Filing accurate returns is crucial for complying with tax laws, avoiding penalties, and claiming all eligible deductions and exemptions. Whether you are a salaried individual, business owner, or freelancer, consider the following key aspects before submitting your tax return.

Suresh Surana, a Mumbai-based chartered accountant, highlights essential tasks to complete before March 31:

1. Finalize Tax-Saving Investments

Before the financial year ends, taxpayers who have opted for the old tax regime should maximize eligible tax-saving investments under sections such as 80C, 80D, 80G, etc., to significantly reduce their taxable income. Common tax-saving instruments include:

– Section 80C: Deductions up to Rs. 1.5 lakh for investments like PPF, ELSS mutual funds, life insurance premiums, principal repayment on housing loan, NSC, tuition fees, five-year fixed deposits, etc. – Section 80D: Deductions up to Rs. 25,000 for health insurance premiums for taxpayers, their spouse, children, and parents (enhanced deduction of Rs. 50,000 for senior citizens). – Section 80G: Deductions for donations to charitable organizations. – Section 80CCD(1B): Additional deduction up to Rs. 50,000 on contributions to the National Pension Scheme.

2. Submit Proof of Eligible Deductions to Employer

Salaried employees should submit all proofs of eligible deductions to their employer before the financial year-end (March 31) or any internal cut-off date (as per company policy) to ensure correct TDS calculations. These documents may include:

– Investment proofs for Section 80C (like PPF, LIC, etc.) – Health insurance premiums for Section 80D – Interest certificates for home loan repayments under Section 24(b)

Timely submission ensures proper TDS adjustments and minimizes additional tax liabilities during filing.

3. Adjust TDS/Tax Deductions

If taxpayers anticipate changes in their income, deductions, or exemptions towards the end of the financial year, they should inform their employer or other deductors to adjust the Tax Deducted at Source (TDS) accordingly. Proactive management of these adjustments ensures accurate tax liabilities throughout the year.

4. Evaluate and Pay Advance Tax

  1. If a taxpayer’s expected tax liability for the financial year exceeds Rs. 10,000, they must pay the required advance tax by March
  2. Timely payment avoids interest penalties under Sections 234B or 234C for non-payment or underpayment of advance tax.
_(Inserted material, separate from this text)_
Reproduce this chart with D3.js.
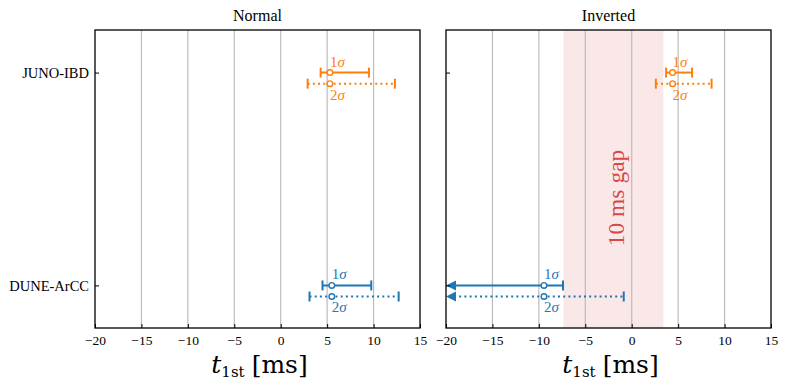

5. Optimize Capital Gains Taxation

Taxpayers with investments in stocks, mutual funds, or real estate should review their capital gains for the year. Ensure accurate accounting of any gains and explore opportunities to carry forward any capital losses to offset future gains. Consider permissible tax-loss harvesting strategies, such as selling investments at a loss to offset gains, reducing overall taxable income.

6. Check and Reconcile Form 26AS/ AIS/ TIS

Before the financial year ends, taxpayers should ensure their Form 26AS (tax credit statement)/ annual information statement (AIS) / tax information statement (TIS) is updated with all TDS deductions, advance tax payments, and self-assessment tax payments for the year. Verify that the TDS deducted by the employer and other deductors matches the details in Form 26AS/ AIS/ TIS. Address any discrepancies with the concerned parties well before the year ends to correct them before filing the return.

“As the financial year nears its end, proactive steps can significantly ease the ITR filing process. By reviewing and finalizing tax-saving investments, contributing to retirement funds, prepaying premiums, and ensuring proper TDS and other tax adjustments, taxpayers can minimize their taxable income and avoid unnecessary tax burdens. Early planning allows you to take full advantage of eligible deductions and exemptions, leading to a smoother and more efficient ITR filing process,” Surana added.